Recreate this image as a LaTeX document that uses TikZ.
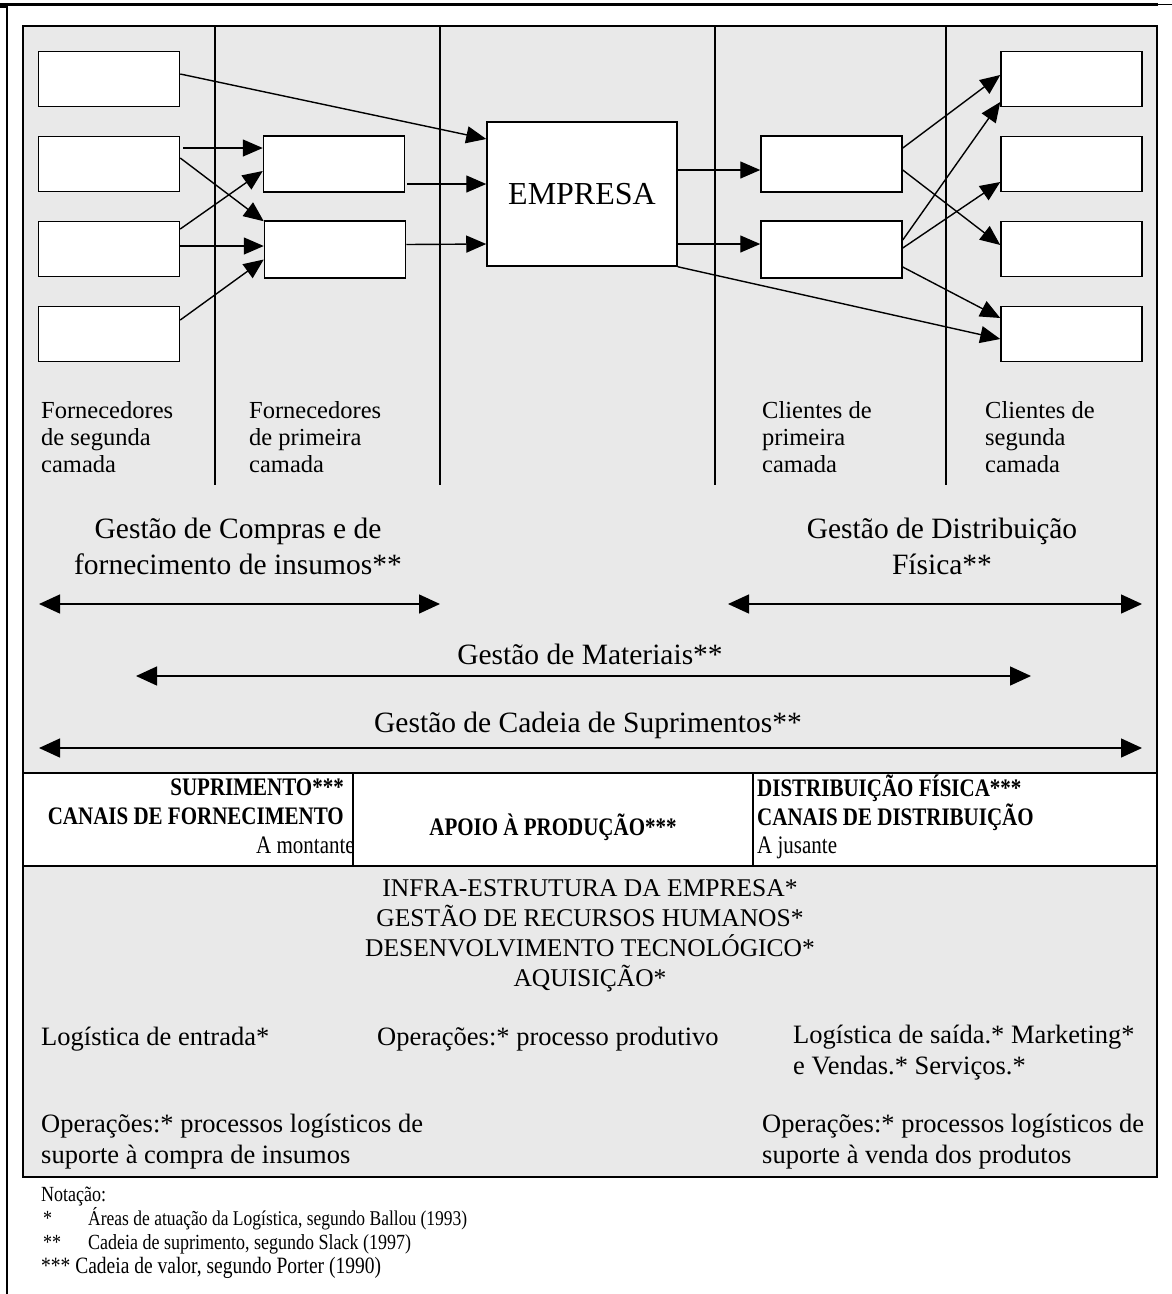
\documentclass[tikz,border=0pt]{standalone}
\usepackage{fontspec}
\setmainfont{Liberation Serif}
\usetikzlibrary{arrows.meta}
\definecolor{panelgray}{RGB}{233,233,233}

% tall (vertically stretched) text used in the band and the notes
\newcommand{\tallt}[1]{\scalebox{1}[1.2]{#1}}

\tikzset{
  frame/.style={draw=black, line width=1.5pt},
  cellbox/.style={draw=black, line width=1.5pt, fill=white, inner sep=0pt},
  actor/.style={cellbox, minimum width=141pt, minimum height=55pt},
  flow/.style={-{Triangle[length=20pt,width=17pt]}, line width=1.4pt},
  span/.style={{Triangle[length=21pt,width=19pt]}-{Triangle[length=21pt,width=19pt]}, line width=1.4pt},
  divider/.style={line width=1.5pt},
  tierlabel/.style={anchor=north west, inner sep=0pt, align=left, font=\fontsize{24.5}{27}\selectfont},
  biglabel/.style={inner sep=0pt, align=center, font=\fontsize{29.5}{36}\selectfont},
  bandtext/.style={inner sep=0pt, font=\fontsize{21}{28}\selectfont\bfseries},
  bandplain/.style={inner sep=0pt, font=\fontsize{21}{28}\selectfont},
  supporttext/.style={inner sep=0pt, font=\fontsize{25.5}{30}\selectfont},
  bodytext/.style={inner sep=0pt, font=\fontsize{26.5}{31}\selectfont},
  notetext/.style={inner sep=0pt, anchor=base west, font=\fontsize{18}{24}\selectfont}
}

\begin{document}
\begin{tikzpicture}[x=1pt, y=-1pt]
\useasboundingbox (0,0) rectangle (1172,1294);

% page rules
\fill[black] (0,2.7) rectangle (1158,5.7);
\draw[line width=1pt] (1158,4.5) -- (1172,4.5);
\fill[black] (0,5) rectangle (8,8.3);
\draw[line width=2pt] (7,5) -- (7,1294);

% shaded panel
\draw[frame, fill=panelgray] (23,26) rectangle (1157,1177);

% column separators
\foreach \cx in {215,440,715,946}
  \draw[divider] (\cx,26) -- (\cx,485);

% second-tier suppliers
\node[actor] (L1) at (109,79) {};
\node[actor] (L2) at (109,164) {};
\node[actor] (L3) at (109,249) {};
\node[actor] (L4) at (109,334) {};
% first-tier suppliers
\node[actor, minimum height=56pt] (A) at (334,164) {};
\node[actor, minimum height=57pt] (B) at (335,249.5) {};
% focal company
\node[cellbox, minimum width=190pt, minimum height=144pt, font=\fontsize{32}{36}\selectfont] (E) at (582,194) {EMPRESA};
% first-tier customers
\node[actor, minimum height=56pt] (C) at (831.5,164) {};
\node[actor, minimum height=57pt] (D) at (831.5,249.5) {};
% second-tier customers
\node[actor] (R1) at (1071.5,79) {};
\node[actor] (R2) at (1071.5,164) {};
\node[actor] (R3) at (1071.5,249) {};
\node[actor] (R4) at (1071.5,334) {};

% upstream flows
\draw[flow] ([yshift=5pt]L1.east) -- ([yshift=55pt]E.west);
\draw[flow] ([xshift=3pt,yshift=16pt]L2.east) -- ([yshift=16pt]A.west);
\draw[flow] ([yshift=6pt]L2.east) -- ([yshift=-1pt]B.north west);
\draw[flow] ([yshift=20pt]L3.east) -- ([yshift=-7pt]A.west);
\draw[flow] ([yshift=3pt]L3.east) -- ([yshift=3.5pt]B.west);
\draw[flow] ([yshift=14pt]L4.east) -- ([yshift=-10pt]B.west);
\draw[flow] ([xshift=2pt,yshift=-20pt]A.east) -- ([yshift=10pt]E.west);
\draw[flow] ([yshift=5pt]B.east) -- ([yshift=-50pt]E.west);

% downstream flows
\draw[flow] ([yshift=24pt]E.east) -- ([yshift=-6pt]C.west);
\draw[flow] ([yshift=-50pt]E.east) -- ([yshift=5.5pt]D.west);
\draw[flow] (E.south east) -- ([yshift=-5pt]R4.west);
\draw[flow] ([yshift=16pt]C.east) -- ([yshift=4pt]R1.west);
\draw[flow] ([yshift=-6pt]C.east) -- ([yshift=4pt]R3.west);
\draw[flow] ([yshift=9.5pt]D.east) -- ([yshift=-23pt]R1.west);
\draw[flow] ([yshift=1.5pt]D.east) -- ([yshift=-18pt]R2.west);
\draw[flow] ([yshift=-17.5pt]D.east) -- ([yshift=16pt]R4.west);

% tier captions
\node[tierlabel] (t1) at (41,401) {Fornecedores\\de segunda\\camada};
\node[tierlabel] (t2) at (249,401) {Fornecedores\\de primeira\\camada};
\node[tierlabel] (t3) at (762,401) {Clientes de\\primeira\\camada};
\node[tierlabel] (t4) at (985,401) {Clientes de\\segunda\\camada};

% management scopes
\node[biglabel, anchor=north] (g1) at (238,518) {Gestão de Compras e de\\fornecimento de insumos**};
\node[biglabel, anchor=north] (g2) at (942,518) {Gestão de Distribuição\\Física**};
\coordinate (g1a) at (39,604);  \coordinate (g1b) at (440,604);
\draw[span] (g1a) -- (g1b);
\coordinate (g2a) at (728,604); \coordinate (g2b) at (1142,604);
\draw[span] (g2a) -- (g2b);
\node[biglabel, anchor=base] (g3) at (590,664) {Gestão de Materiais**};
\coordinate (g3a) at (136,676); \coordinate (g3b) at (1031,676);
\draw[span] (g3a) -- (g3b);
\node[biglabel, anchor=base] (g4) at (588,732) {Gestão de Cadeia de Suprimentos**};
\coordinate (g4a) at (39,748); \coordinate (g4b) at (1142,748);
\draw[span] (g4a) -- (g4b);

% value-chain band
\draw[frame, fill=white] (23,773) rectangle (1157,866);
\draw[divider] (353,773) -- (353,866);
\draw[divider] (753,773) -- (753,866);
\node[bandtext, anchor=base east] (s1) at (344,795) {\tallt{SUPRIMENTO***}};
\node[bandtext, anchor=base east] (s2) at (344,824) {\tallt{CANAIS DE FORNECIMENTO}};
\begin{scope}
  \clip (23,773) rectangle (352.3,866);
  \node[bandplain, anchor=base east] (s3) at (355,853) {\tallt{A montante}};
\end{scope}
\node[bandtext, anchor=base] (s4) at (553,835) {\tallt{APOIO À PRODUÇÃO***}};
\node[bandtext, anchor=base west] (s5) at (757,796) {\tallt{DISTRIBUIÇÃO FÍSICA***}};
\node[bandtext, anchor=base west] (s6) at (757,825) {\tallt{CANAIS DE DISTRIBUIÇÃO}};
\node[bandplain, anchor=base west] (s7) at (757,853) {\tallt{A jusante}};

% support activities
\node[supporttext, align=center, anchor=north] (p1) at (590,879) {INFRA-ESTRUTURA DA EMPRESA*\\GESTÃO DE RECURSOS HUMANOS*\\DESENVOLVIMENTO TECNOLÓGICO*\\AQUISIÇÃO*};
\node[bodytext, anchor=base west] (p2) at (41,1045) {Logística de entrada*};
\node[bodytext, anchor=base west] (p3) at (377,1045) {Operações:* processo produtivo};
\node[bodytext, align=left, anchor=north west] (p4) at (793,1025) {Logística de saída.* Marketing*\\ e Vendas.* Serviços.*};
\node[bodytext, align=left, anchor=north west] (p5) at (41,1114) {Operações:* processos logísticos de\\suporte à compra de insumos};
\node[bodytext, align=left, anchor=north west] (p6) at (762,1114) {Operações:* processos logísticos de\\suporte à venda dos produtos};

% notation
\node[notetext] (n0) at (41,1201) {\tallt{Notação:}};
\node[notetext] (n1a) at (43,1225) {\tallt{*}};
\node[notetext, font=\fontsize{17.5}{24}\selectfont] (n1b) at (88,1225) {\tallt{Áreas de atuação da Logística, segundo Ballou (1993)}};
\node[notetext] (n2a) at (43,1249) {\tallt{**}};
\node[notetext] (n2b) at (88,1249) {\tallt{Cadeia de suprimento, segundo Slack (1997)}};
\node[notetext, font=\fontsize{19.5}{24}\selectfont] (n3) at (41,1273) {\tallt{*** Cadeia de valor, segundo Porter (1990)}};
\end{tikzpicture}
\end{document}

-- -- --

TASK TO CARRY OUT:
Restate, line by line and word for word, everything from the top of the material through the line that contains "(\cx,26) -- (\cx,485);". Leave pictures out.

SOLVED PROBLEM:
Recreate this image as a LaTeX document that uses TikZ.
\documentclass[tikz,border=0pt]{standalone}
\usepackage{fontspec}
\setmainfont{Liberation Serif}
\usetikzlibrary{arrows.meta}
\definecolor{panelgray}{RGB}{233,233,233}

% tall (vertically stretched) text used in the band and the notes
\newcommand{\tallt}[1]{\scalebox{1}[1.2]{#1}}

\tikzset{
  frame/.style={draw=black, line width=1.5pt},
  cellbox/.style={draw=black, line width=1.5pt, fill=white, inner sep=0pt},
  actor/.style={cellbox, minimum width=141pt, minimum height=55pt},
  flow/.style={-{Triangle[length=20pt,width=17pt]}, line width=1.4pt},
  span/.style={{Triangle[length=21pt,width=19pt]}-{Triangle[length=21pt,width=19pt]}, line width=1.4pt},
  divider/.style={line width=1.5pt},
  tierlabel/.style={anchor=north west, inner sep=0pt, align=left, font=\fontsize{24.5}{27}\selectfont},
  biglabel/.style={inner sep=0pt, align=center, font=\fontsize{29.5}{36}\selectfont},
  bandtext/.style={inner sep=0pt, font=\fontsize{21}{28}\selectfont\bfseries},
  bandplain/.style={inner sep=0pt, font=\fontsize{21}{28}\selectfont},
  supporttext/.style={inner sep=0pt, font=\fontsize{25.5}{30}\selectfont},
  bodytext/.style={inner sep=0pt, font=\fontsize{26.5}{31}\selectfont},
  notetext/.style={inner sep=0pt, anchor=base west, font=\fontsize{18}{24}\selectfont}
}

\begin{document}
\begin{tikzpicture}[x=1pt, y=-1pt]
\useasboundingbox (0,0) rectangle (1172,1294);

% page rules
\fill[black] (0,2.7) rectangle (1158,5.7);
\draw[line width=1pt] (1158,4.5) -- (1172,4.5);
\fill[black] (0,5) rectangle (8,8.3);
\draw[line width=2pt] (7,5) -- (7,1294);

% shaded panel
\draw[frame, fill=panelgray] (23,26) rectangle (1157,1177);

% column separators
\foreach \cx in {215,440,715,946}
  \draw[divider] (\cx,26) -- (\cx,485);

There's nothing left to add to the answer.